We really need better arguments or fixes for:
- The use of the
with
statement in its very broad form. (I think it’s availability to force a type-specific backend is a no-go. And there needs to be a reason why it must exists in this form and that it is just a possible, but discouraged abuse?)
- That a dispatcher and registration process that is primarily based on types is not preferable for type-dispatching.
- Performance is one aspect here, but I think convenience is almost as important.
- Yes, there will be limits especially if we come to backend-selection, but frankly, they feel solvable (if a bit more tricky than the current version obviously).
- Listing of all available implementations for a single function (I do not think a list of backends that might implement it is good). I.e. I don’t understand why the “domains” need to be so broad? Potentially allow libraries to blocklist outdated/buggy backend versions? …?
- … probably more, but I would hope those will be more of the “technical details” kind.
I will be frank: If you were asking for inclusion in NumPy, unfortunately I think I would have to veto any proposal that does not address these points much clearer. Right now, the alternatives look better to me when it comes to type-dispatching, and I do not understand why adding on backend-selection should be too hard.
uarray
to me seems always designed based on __array_ufunc__
and __array_function__
and that means that the alternative of something like “multiple dispatching” was probably never thoroughly considered (happy to be proven wrong). Since then, a lot of things were fixed and solved (lets learn from those!), but I think we need to backtrack to especially those early design choices and really be sure they were right.
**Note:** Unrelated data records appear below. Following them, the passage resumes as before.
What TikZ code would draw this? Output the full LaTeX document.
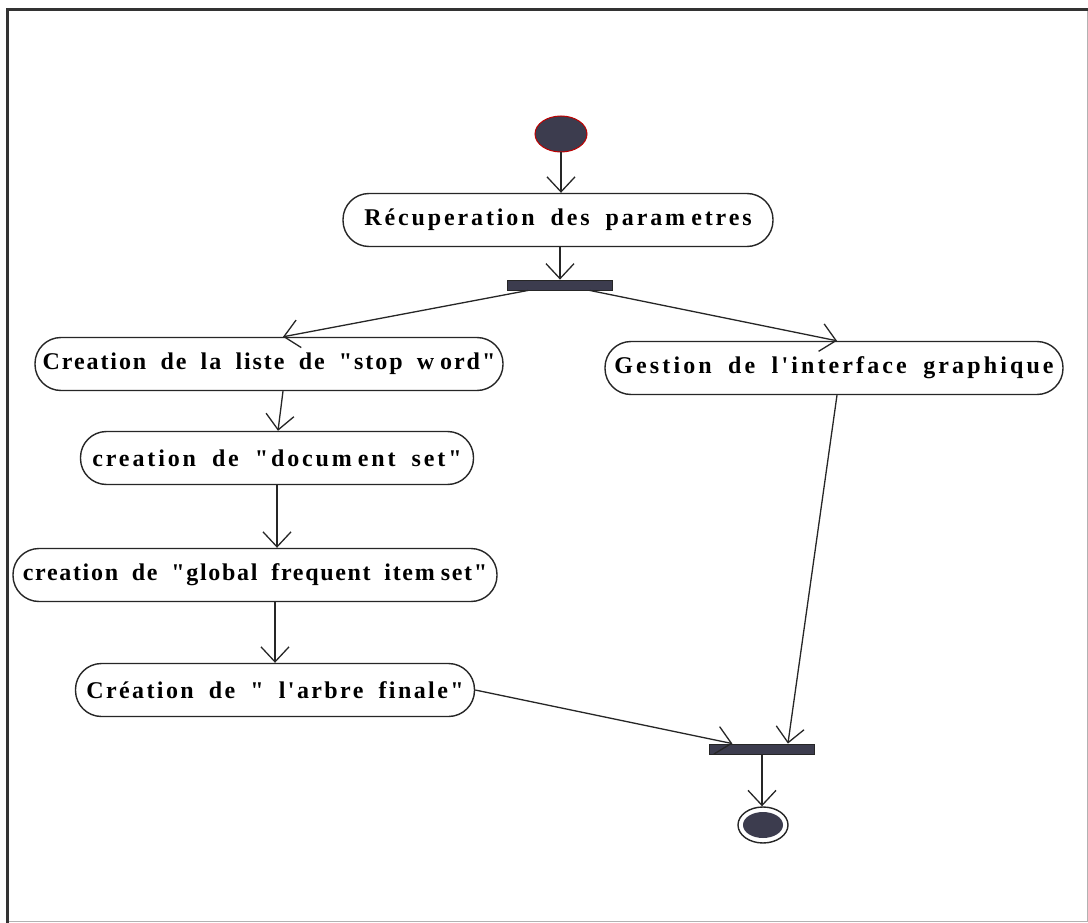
\documentclass[tikz,border=0pt]{standalone}
\usepackage{fontspec}
\newfontfamily\rosefont[LetterSpace=12,WordSpace=1.8,Ligatures=ResetAll]{Liberation Serif}
\usetikzlibrary{arrows.meta,calc,shapes.geometric}
\definecolor{barfill}{HTML}{3C3C4E}
\definecolor{inkline}{HTML}{262626}
% visible gap that the printer leaves after an "m"
\newcommand\mgap{\hspace{6pt}}
\newcommand\tracking[1]{\addfontfeature{LetterSpace=#1}}

\begin{document}
\begin{tikzpicture}[x=1pt,y=-1pt,
  action/.style={draw=inkline, line width=1.4pt, rounded corners=26pt,
    minimum height=53pt, inner sep=0pt, text=black,
    font=\rosefont\bfseries\fontsize{24}{28}\selectfont},
  syncbar/.style={draw=inkline, fill=barfill, minimum width=105pt,
    minimum height=10pt, inner sep=0pt, line width=0.8pt},
  flow/.style={draw=inkline, line width=1.3pt,
    -{Straight Barb[length=15pt,width=28pt]}},
]
\useasboundingbox (0,0) rectangle (1088,923);
\fill[white] (0,0) rectangle (1088,923);

% frame
\draw[black!30, line width=0.8pt] (1087,10) -- (1087,921) -- (7,921);
\draw[black!80, line width=3pt] (7,923) -- (7,10) -- (1088,10);

% start and end states
\node (start) [ellipse, draw=red!75!black, line width=1pt, fill=barfill,
  minimum width=52pt, minimum height=36pt] at (561,134) {};
\node (final) [ellipse, draw=inkline, line width=1.4pt,
  minimum width=50pt, minimum height=36pt] at (763,825) {};
\fill[barfill] (final.center) ellipse [x radius=20pt, y radius=13pt];

% activities
\node (recup)  [action, minimum width=430pt] at (558,220)
  {Récuperation des param\mgap etres};
\node (liste)  [action, minimum width=468pt] at (269,364)
  {\tracking{8}Creation de la liste de "stop w\mgap ord"};
\node (gestion)[action, minimum width=458pt] at (834,368)
  {\tracking{13}Gestion de l'interface graphique};
\node (doc)    [action, minimum width=393pt] at (277,458)
  {creation de "docum\mgap ent set"};
\node (global) [action, minimum width=484pt] at (255,575)
  {\tracking{7}creation de "global frequent item\mgap set"};
\node (arbre)  [action, minimum width=399pt] at (275,690)
  {\tracking{10}Création de " l'arbre finale"};

% synchronisation bars
\node (fork) [syncbar] at (560,285) {};
\node (join) [syncbar] at (762,749) {};

% transitions
\draw[flow] (start.south) -- (start.south |- recup.north);
\draw[flow] (recup.south -| fork.north) -- (fork.north);
\draw[flow] ($(fork.south west)!0.2!(fork.south east)$) -- ($(liste.north)+(14,0)$);
\draw[flow] ($(fork.south west)!0.78!(fork.south east)$) -- ($(gestion.north)+(3,0)$);
\draw[flow] ($(liste.south)+(14,0)$) -- ($(doc.north)+(1,0)$);
\draw[flow] (doc.south) -- (doc.south |- global.north);
\draw[flow] (arbre.north |- global.south) -- (arbre.north);
\draw[flow] (arbre.east) -- ($(join.north west)!0.22!(join.north east)$);
\draw[flow] ($(gestion.south)+(3,0)$) -- ($(join.north west)!0.745!(join.north east)$);
\draw[flow] (join.south) -- (join.south |- final.north);
\end{tikzpicture}
\end{document}
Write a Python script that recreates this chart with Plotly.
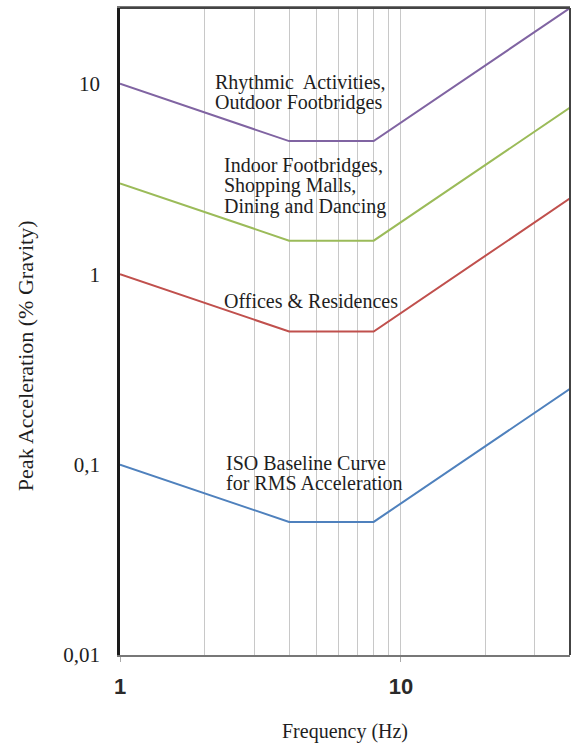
import math
import plotly.graph_objects as go

# Frequency break points (Hz)
freq = [1, 4, 8, 40]

# Peak acceleration limits (% gravity) at each break point
iso_baseline = [0.1, 0.05, 0.05, 0.25]
offices = [1.0, 0.5, 0.5, 2.5]
indoor = [3.0, 1.5, 1.5, 7.5]
rhythmic = [10.0, 5.0, 5.0, 25.0]

series_names = ["ISO Baseline Curve", "Offices & Residences", "Indoor Footbridges", "Rhythmic Activities"]
series_values = [iso_baseline, offices, indoor, rhythmic]
series_colors = ["#4F81BD", "#C0504D", "#9BBB59", "#8064A2"]

# Curve labels: text lines and anchor of the first line (Hz, % gravity)
label_lines = [
    ["Rhythmic  Activities,", "Outdoor Footbridges"],
    ["Indoor Footbridges,", "Shopping Malls,", "Dining and Dancing"],
    ["Offices & Residences"],
    ["ISO Baseline Curve", "for RMS Acceleration"],
]
label_freq = [2.14, 2.31, 2.31, 2.35]
label_accel = [10.2, 3.74, 0.72, 0.102]
line_pitch = 20.5  # px between label lines

y_ticks = [0.01, 0.1, 1, 10]
y_tick_text = ["0,01", "0,1", "1", "10"]
x_ticks = [1, 10]
x_tick_text = ["1", "10"]
x_grid_minor = [2, 3, 4, 5, 6, 7, 8, 9, 20, 30]

serif = "Liberation Serif, Times New Roman, serif"
sans = "Liberation Sans, Arial, sans-serif"
text_col = "#1e1e1e"

fig = go.Figure()
for name, vals, col in zip(series_names, series_values, series_colors):
    fig.add_trace(go.Scatter(x=freq, y=vals, mode="lines", name=name,
                             line=dict(color=col, width=2), showlegend=False))

for lines, fx, fy in zip(label_lines, label_freq, label_accel):
    for i, line in enumerate(lines):
        fig.add_annotation(x=math.log10(fx), y=math.log10(fy), text=line, showarrow=False,
                           xanchor="left", yanchor="middle", align="left",
                           yshift=-line_pitch * i,
                           font=dict(family=serif, size=20, color=text_col))

# Vertical axis title, placed a little below the middle of the plot
fig.add_annotation(xref="paper", yref="paper", x=-0.211, y=0.462,
                   text="Peak Acceleration (% Gravity)", textangle=-90, showarrow=False,
                   xanchor="center", yanchor="middle",
                   font=dict(family=serif, size=22, color=text_col))

fig.update_xaxes(type="log", range=[0, math.log10(40)],
                 tickvals=x_ticks, ticktext=x_tick_text,
                 tickfont=dict(family=sans, size=22, color="#2a2a2a", weight="bold"),
                 ticks="outside", ticklen=5, tickcolor="#aaaaaa", ticklabelstandoff=6,
                 showgrid=True, gridcolor="#C8C8C8", gridwidth=1,
                 minor=dict(tickvals=x_grid_minor, showgrid=True,
                            gridcolor="#C8C8C8", gridwidth=1, ticks=""),
                 showline=True, linecolor="#777777", linewidth=1.5, mirror=True,
                 title=dict(text="Frequency (Hz)", font=dict(family=serif, size=20, color=text_col),
                            standoff=26),
                 zeroline=False)
fig.update_yaxes(type="log", range=[-2, math.log10(25)],
                 tickvals=y_ticks, ticktext=y_tick_text,
                 tickfont=dict(family=serif, size=21, color=text_col),
                 ticks="", ticklabelstandoff=13, showgrid=False,
                 showline=True, linecolor="#1a1a1a", linewidth=2.5, mirror=False,
                 zeroline=False)

# Right and top frame lines
fig.add_shape(type="line", xref="paper", yref="paper", x0=1, x1=1, y0=0, y1=1,
              line=dict(color="#444444", width=2))
fig.add_shape(type="line", xref="paper", yref="paper", x0=0, x1=1, y0=1, y1=1,
              line=dict(color="#444444", width=2))

fig.update_layout(width=572, height=751, margin=dict(l=120, r=2, t=8, b=96),
                  paper_bgcolor="white", plot_bgcolor="white")

fig.write_html("out.html")
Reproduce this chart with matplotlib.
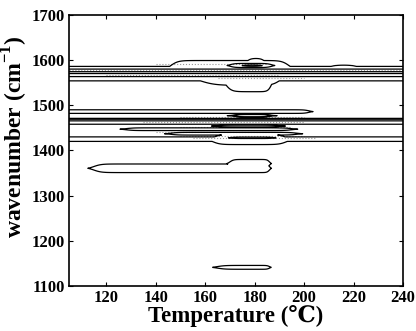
import numpy as np
import matplotlib
matplotlib.use("Agg")
from matplotlib import pyplot as plt

# contour regions: height, wavenumber range, temperature range
# (t range 90..260 means the region runs across the whole plot)
feat_h = [1, 1, 1, 1, 1, 2, 3, 2, 3, 1,
          1, 1, 2, 1, 1, 1, 1, 2, 2, 1,
          1, 1, 1]
feat_w_lo = [1554, 1560, 1565, 1530, 1544, 1563, 1569.5, 1583, 1585.5, 1575,
             1482, 1458, 1465, 1420, 1413, 1444, 1434, 1474, 1426, 1452,
             1351, 1362, 1137]
feat_w_hi = [1586, 1599, 1604, 1590, 1578, 1580.5, 1575, 1593, 1590, 1589,
             1490, 1471, 1469.5, 1430, 1435, 1450, 1440, 1480, 1430, 1456,
             1370, 1380, 1145.5]
feat_t_lo = [90, 146, 176, 168, 158, 90, 90, 170, 175, 210,
             90, 90, 90, 90, 163, 128, 146, 172, 170, 165,
             115, 170, 165]
feat_t_hi = [260, 194, 185, 187, 190, 260, 260, 187, 183, 222,
             202, 260, 260, 260, 193, 195, 197, 186, 188, 190,
             186, 186, 186]
# how gradually each region closes at its left / right end (deg C)
feat_soft_lo = [3, 3, 2, 2.5, 6, 3, 3, 2, 2, 3,
                3, 3, 3, 3, 3, 3, 3, 2, 2, 3,
                3, 1.5, 3]
feat_soft_hi = [3, 3, 2, 1.5, 3, 3, 3, 2, 2, 3,
                2, 3, 3, 3, 3, 3, 3, 2, 2, 3,
                1.0, 1.0, 1.0]

# faint grey dotted traces seen between the black contours
tex_w = [1592, 1577, 1560, 1566, 1475, 1462, 1452, 1440, 1433, 1427]
tex_t_lo = [140, 105, 165, 120, 150, 135, 150, 140, 150, 155]
tex_t_hi = [185, 240, 200, 190, 200, 200, 195, 190, 200, 205]

temp = np.linspace(100, 245, 700)
wave = np.linspace(1100, 1700, 1201)
T, W = np.meshgrid(temp, wave)


def step(x, soft):
    return 0.5 * (1 + np.tanh(x / soft))


Z = np.zeros_like(T)
for h, wl, wh, tl, th, sl, sh in zip(feat_h, feat_w_lo, feat_w_hi, feat_t_lo, feat_t_hi,
                                     feat_soft_lo, feat_soft_hi):
    c = (wl + wh) / 2
    hw = (wh - wl) / 2
    taper = 1.2 * step(T - tl, sl) * step(th - T, sh) - 0.2
    ind = step(hw * taper - np.abs(W - c), 0.8)
    Z = np.maximum(Z, h * ind)

plt.rcParams['font.family'] = ['Liberation Serif', 'DejaVu Serif']
plt.rcParams['font.weight'] = 'bold'
plt.rcParams['mathtext.fontset'] = 'custom'
plt.rcParams['mathtext.rm'] = 'Liberation Serif:bold'
plt.rcParams['mathtext.bf'] = 'Liberation Serif:bold'

fig = plt.figure(figsize=(4.16, 3.31), dpi=100)
ax = fig.add_axes([0.166, 0.136, 0.803, 0.819])
ax.hlines(tex_w, tex_t_lo, tex_t_hi, colors='0.6', linestyles=':', linewidth=0.8)
ax.contour(T, W, Z, levels=[0.5, 1.5, 2.5], colors='black', linewidths=0.9)

ax.set_xlim(105, 240)
ax.set_ylim(1100, 1700)
ax.set_xticks(np.arange(120, 241, 20))
ax.set_yticks(np.arange(1100, 1701, 100))
ax.tick_params(direction='in', top=True, right=True, labelsize=12, length=3, width=0.8, pad=3)
for lab in ax.get_xticklabels() + ax.get_yticklabels():
    lab.set_fontweight('bold')
for sp in ax.spines.values():
    sp.set_linewidth(1.2)
ax.set_xlabel("Temperature (\u2103)", fontsize=16.5, fontweight='bold', labelpad=-1)
ax.set_ylabel("wavenumber (cm$^{\\mathbf{-1}}$)", fontsize=17, fontweight='bold')
ax.yaxis.set_label_coords(-0.118, 0.55)

fig.savefig("out.png", dpi=100)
Taking a concrete proposal on without them addressed feels like potentially taking on technical debt that may just be too painful to repay later. We should have the resources right now to carefully explain and also reconsider the design choices rather than hoping that we can fix them later. If there were no clear alternatives, that may be an argument, but they exist, they are just not implemented.